Two very smart juvenile Curlew Sandpipers.

Passerine action was headlined by a 30+ Yellow Wagtails, 2 Whinchats, Wheatear, Siskin (decent here) and, oddly, a singing Sedge Warbler. I also noted singles of Yellow-legged Gull (first-year) and Cattle Egret

Dunlin on Ferry Pool.

An evening walk of Shackleford produced a Whinchat and little else.

Whinchat in the Shackleford alfalfa.

Monday 14th

A hour’s walk at Shackleford in the morning was better than the night before, with three Whinchats, Willow Warbler, Yellow Wagtail and Reed Bunting all clocked.

Grey Wagtail, Roe Deer and Whinchat at Shackleford.

Tuesday 15th

At Tuesley first thing, a winter-plumaged Common Tern was notable as none have been seen since 4th – presumably a bird from elsewhere. Some 13 Little Grebes was my highest count here.
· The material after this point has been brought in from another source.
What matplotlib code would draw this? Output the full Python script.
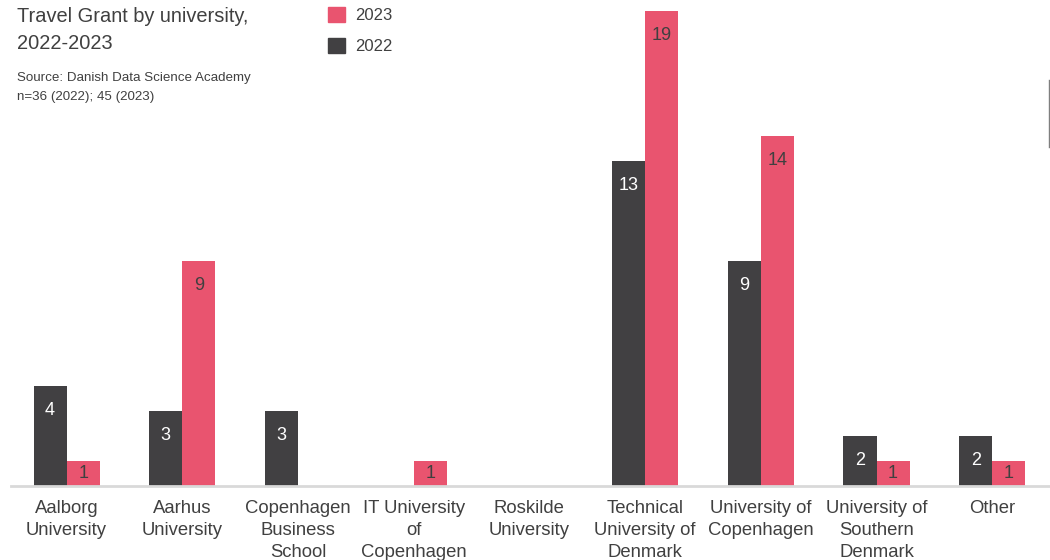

A locally late Common Tern.

At Shackleford, it was a similar cast: two Whinchats, Yellow Wagtail and Reed Bunting, along with triple-figure finch flock counts (almost all Goldfinch and Linnet). Two Clouded Yellows were nice to see.

Some close-up Clouded Yellow action.

Wednesday 16th

As I ventured beyond south-west Surrey, a surprisingly productive two-hour Leith Hill tower watch with Matt and Wes delivered a decent rollcall of birds, far more in keeping with mid-October. These included a distant Ring Ouzel that dropped into Duke’s Warren, a Hawfinch moving south-west with Siskins (of which at least 110 were counted throughout), 38 Crossbills, six Lesser Redpolls and three Yellow Wagtails.

Grey Wagtail and Greenfinch were new tower birds for me. A Marsh Tit called from the woodland adjacent to the tower.

A couple of Crossbills at Leith Hill.

So, a quiet time really, but expected at this time of year. Hopefully the weather livens up as we head to the end of the month.